Sin embargo, quizás no siempre lo pensemos o nunca hayamos reparado en ello, pero todo el lenguaje que hoy existe, todas y cada una de las palabras y términos que componen una lengua en su aparentemente inagotable riqueza, han sido inventadas alguna vez: en algún momento alguien ideó por vez primera todos los vocablos, todas las declinaciones, toda la estructura del idioma, y cada inventor del lenguaje iba variando lo inventado por sus antecesores y añadiendo a su vez cosas nuevas de su propia cosecha, muchísimo antes de que llegaran los gramáticos y filólogos para diseccionarla con el afán del entomólogo: pensemos que la justificación de la ortografía constituye la tautología por excelencia (“equis palabra se escribe así, o tal cosa se llama asá, simplemente porque se escribe así o se llama asá”; como mucho podremos buscar razones etimológicas para explicarlo, pero antes o después acabaremos topando con el mismo callejón sin salida: en latín o griego se escribía así, simplemente porque se escribía así.
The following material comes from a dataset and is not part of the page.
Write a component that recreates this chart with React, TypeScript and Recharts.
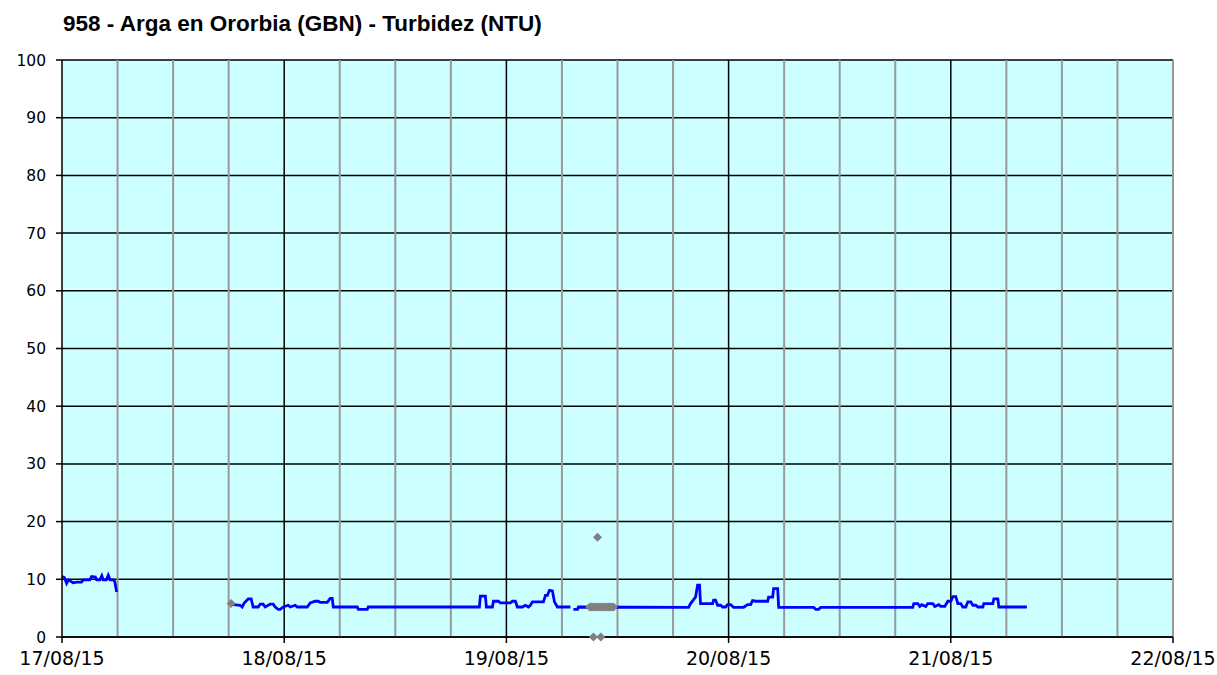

Así que, en definitiva, sin perder de vista que el objetivo último de cualquier idioma es siempre la comunicación, es decir, la unión (y nunca servir de obstáculo o elemento distanciador), tampoco debemos renunciar a imprimir nuestra propia huella y emplear su plasticidad para mantenerlo vivo y evolucionando, como siempre lo ha estado y siempre lo ha hecho. No hay que tenerle miedo a inventar palabras, a alterar las que existen, a darles nuevo contenido, a rehabilitar aquellas caídas en desgracia (la ola de lo “políticamente correcto” ha sido una peste para el lenguaje, al basarse en la absurda idea de que las palabras tienen un contenido intrínsecamente malicioso: las palabras no tienen voluntad (aunque es muy probable que tengan alma), las palabras no son malas: las personas son malas, las personas emplean el lenguaje con malicia, para zaherir o molestar). Después de todo, como muy bien afirmaba Camilo José Cela, “el castellano cada no lo habla como quiere, que para eso es de todos”.